The Radio Register has a nice interview with Kunle Olukotun, the man most known for the Afara/Sun Niagara/UltraSparc T1-2-etc. design. It is a long interview, lasting well over an hour, but it is worth a listen. A particular high point is the story on how Kunle worked on parallel processors in the mid-1990s when everyone else was still chasing single-thread performance. He really was a very early proponent of multicore, and saw it coming a bit before most other (general-purpose) computer architects did. Currently, he is working on how to program multiprocessors, at the Stanford Pervasive Parallelism Laboratory (PPL). In the interview, I see several themes that I have blogged about before being reinforced…
The themes are:
- The way there is to provide programming environments that express algorithms in a way that is clear in terms on intent but that does not constrain the implementation too much. It should hide parallelism to the user, and make that a property of the compiler and implementation, not the program. But to make this work, you need higher-level expressivity. For example, Kunle says that you want to say “do a matrix multiply” rather than “here is a pile of loops and expressioins implementing a matrix multiply”. Very sensible.
- The proper way to do parallel programming this is to be domain-specific. Create domain-specific languages that map to how domain experts think about a problem, and then have a compiler and runtime take care of how to implement it for a particular machine. Rather than provide a low-level language that lets you express parallelism explicitly, like CUDA, Brook, threading libraries, etc, you should be using MatLab if you are doing science (which is something that National Instruments have been doing with their LabView tools).
- Future hardware will be heterogeneous, with a mix of control-oriented simple cores (Niagara-style), data-processing-oriented cores (DSPs, security accelerators, etc.), and the occasional heavy-weight ILP-oriented core (Intel Core 2-style) for the occasional program that just needs maximal single-thread performance.
- Operating systems today were created in an era where processors were precious resources that had to be efficiently shared.
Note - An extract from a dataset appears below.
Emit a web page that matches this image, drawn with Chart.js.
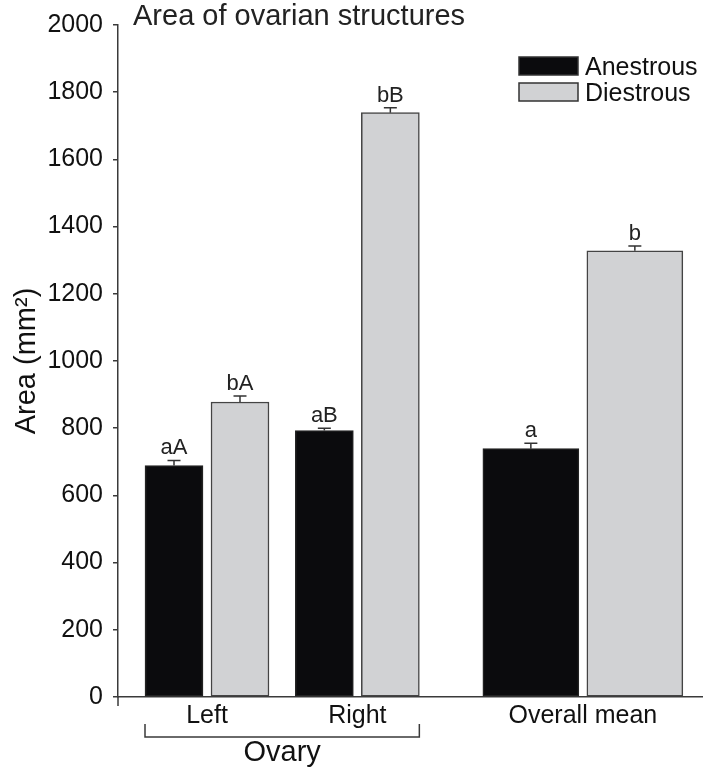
<!DOCTYPE html>
<html>
<head>
<meta charset="utf-8">
<script src="https://cdn.jsdelivr.net/npm/chart.js@4.4.1/dist/chart.umd.min.js"></script>
<style>
  html, body { margin: 0; padding: 0; background: #fff; }
  #wrap { width: 706px; height: 774px; position: relative; }
</style>
</head>
<body>
<div id="wrap"><canvas id="chart"></canvas></div>
<script>
// Area of ovarian structures, anestrous vs diestrous
const groups = ['Left', 'Right', 'Overall mean'];
const anestrous = [689, 793, 739];
const diestrous = [878, 1739, 1328];
const anestrousSE = [15, 7, 16];
const diestrousSE = [18, 15, 14];
const anestrousLetters = ['aA', 'aB', 'a'];
const diestrousLetters = ['bA', 'bB', 'b'];
const yTicks = [0, 200, 400, 600, 800, 1000, 1200, 1400, 1600, 1800, 2000];

// where each group sits on the (linear) x axis, ovary groups are closer together
const slots = [0, 1, 2.5];
const isOvary = i => i < 2;

const BLACK = '#0b0b0d';
const GREY = '#d1d2d4';
const AXIS = '#3a3a3a';
const FONT = "'Liberation Sans', Arial, Helvetica, sans-serif";

function points(values, keep) {
    return values.map((v, i) => ({ x: slots[i], y: keep(i) ? v : null }));
}

function barSet(label, values, se, letters, fill, border, ovary) {
    return {
        label: label,
        data: points(values, i => ovary ? isOvary(i) : !isOvary(i)),
        se: se,
        letters: letters,
        stack: label + (ovary ? '-ovary' : '-mean'),
        backgroundColor: fill,
        borderColor: border,
        borderWidth: 1.5,
        borderSkipped: false,
        barThickness: ovary ? 66 : 104,
        maxBarThickness: ovary ? 58 : 96,
        skipNull: true
    };
}

const datasets = [
    barSet('Anestrous', anestrous, anestrousSE, anestrousLetters, BLACK, '#222', true),
    barSet('Diestrous', diestrous, diestrousSE, diestrousLetters, GREY, '#444', true),
    barSet('Anestrous', anestrous, anestrousSE, anestrousLetters, BLACK, '#222', false),
    barSet('Diestrous', diestrous, diestrousSE, diestrousLetters, GREY, '#444', false)
];

// error bars (upper only) and significance letters
const errorBars = {
    id: 'errorBars',
    afterDatasetsDraw(chart) {
        const ctx = chart.ctx;
        const y = chart.scales.y;
        ctx.save();
        chart.data.datasets.forEach((ds, di) => {
            const meta = chart.getDatasetMeta(di);
            meta.data.forEach((bar, i) => {
                if (ds.data[i].y == null) return;
                const top = y.getPixelForValue(ds.data[i].y);
                const cap = y.getPixelForValue(ds.data[i].y + ds.se[i]);
                ctx.strokeStyle = '#333';
                ctx.lineWidth = 1.5;
                ctx.beginPath();
                ctx.moveTo(bar.x, top);
                ctx.lineTo(bar.x, cap);
                ctx.moveTo(bar.x - 6.5, cap);
                ctx.lineTo(bar.x + 6.5, cap);
                ctx.stroke();
                ctx.fillStyle = '#222';
                ctx.font = '22px ' + FONT;
                ctx.textAlign = 'center';
                ctx.textBaseline = 'alphabetic';
                ctx.fillText(ds.letters[i], bar.x, cap - 6);
            });
        });
        ctx.restore();
    }
};

// title, legend, ovary bracket
const decorations = {
    id: 'decorations',
    afterDraw(chart) {
        const ctx = chart.ctx;
        const area = chart.chartArea;
        ctx.save();

        ctx.fillStyle = '#222';
        ctx.font = '29px ' + FONT;
        ctx.textAlign = 'left';
        ctx.textBaseline = 'alphabetic';
        ctx.fillText('Area of ovarian structures', 133, 25);

        // legend
        chart.data.datasets.slice(0, 2).forEach((ds, i) => {
            const top = 57 + i * 26;
            ctx.fillStyle = ds.backgroundColor;
            ctx.fillRect(519, top, 59, 18);
            ctx.strokeStyle = '#333';
            ctx.lineWidth = 1.5;
            ctx.strokeRect(519, top, 59, 18);
            ctx.fillStyle = '#111';
            ctx.font = '25px ' + FONT;
            ctx.fillText(ds.label, 585, top + 18);
        });

        // y axis runs a little below the x axis
        ctx.strokeStyle = AXIS;
        ctx.lineWidth = 1.5;
        ctx.beginPath();
        ctx.moveTo(area.left, area.bottom);
        ctx.lineTo(area.left, area.bottom + 9);
        ctx.stroke();

        // bracket under Left / Right
        const a = chart.getDatasetMeta(0).data[0];
        const d = chart.getDatasetMeta(1).data[1];
        const x0 = a.x - a.width / 2;
        const x1 = d.x + d.width / 2;
        const b0 = area.bottom + 27, b1 = area.bottom + 40;
        ctx.beginPath();
        ctx.moveTo(x0, b0);
        ctx.lineTo(x0, b1);
        ctx.lineTo(x1, b1);
        ctx.lineTo(x1, b0);
        ctx.stroke();
        ctx.fillStyle = '#111';
        ctx.font = '29px ' + FONT;
        ctx.textAlign = 'center';
        ctx.textBaseline = 'middle';
        ctx.fillText('Ovary', (x0 + x1) / 2, area.bottom + 56);

        ctx.restore();
    }
};

new Chart(document.getElementById('chart'), {
    type: 'bar',
    data: { datasets: datasets },
    plugins: [errorBars, decorations],
    options: {
        responsive: true,
        maintainAspectRatio: false,
        animation: false,
        layout: { padding: { top: 20, right: 4, left: 0, bottom: 0 } },
        plugins: {
            legend: { display: false },
            tooltip: { enabled: false }
        },
        scales: {
            x: {
                type: 'linear',
                offset: false,
                min: -0.592,
                max: 3.2925,
                afterBuildTicks: s => { s.ticks = slots.map(v => ({ value: v })); },
                afterFit: s => { s.height = 77; },
                ticks: {
                    padding: 4,
                    color: '#111',
                    font: { family: FONT, size: 25 },
                    callback: (v, i) => groups[i]
                },
                grid: { display: true, drawOnChartArea: false, drawTicks: false },
                border: { display: true, color: AXIS, width: 1.5 }
            },
            y: {
                min: 0,
                max: 2000,
                afterBuildTicks: s => { s.ticks = yTicks.map(v => ({ value: v })); },
                afterFit: s => { s.width = 118; },
                ticks: {
                    padding: 10,
                    color: '#111',
                    font: { family: FONT, size: 25 },
                    callback: v => String(v)
                },
                grid: { display: true, drawOnChartArea: false, drawTicks: true, tickLength: 5, color: AXIS, lineWidth: 1.5 },
                border: { display: true, color: AXIS, width: 1.5 },
                title: {
                    display: true,
                    text: 'Area (mm²)',
                    color: '#111',
                    font: { family: FONT, size: 29 },
                    padding: { top: 10, bottom: 0 }
                }
            }
        }
    }
});
</script>
</body>
</html>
This is no longer really the case, it makes sense to dedicate single cores to single tasks for extended periods of time, as this maximizes efficiency. There are cores to spare, no problem on that accord. Nice to hear this from a general-purpose proponent, and not just embedded people.
I fully agree with all of these, and I find the use of domain-specific languages and frameworks especially important. Software people in all ages have become more efficient by designing better languages, more suited for a particular task than a very general language. A language is a just a tool, after all, not a religion (even if some people seem to view it that way), and should be changed depending on the task at hand.
Final note for us embedded folks: when Kunle talks about how he realized around 1995 that lots of simple processors on a chip becoming feasible thanks to Moore’s law, the first real multicore chips were already shipping. Motorola had the QUICC 68000+CPM heterogeneous network processors on the market by then, and Texas Instruments had the C80 four-simple-DSPs-plus-a-simple-RISC multicore chip for digital video also out. But the ISCA crowd really did not notice this development at all, at the time.
Obscure note two: Virtutech Simics was actually used by Afara to help in the design work of the Niagara, since Simics had very good support for 64-bit SPARC architectures thanks to the early work done with Sun.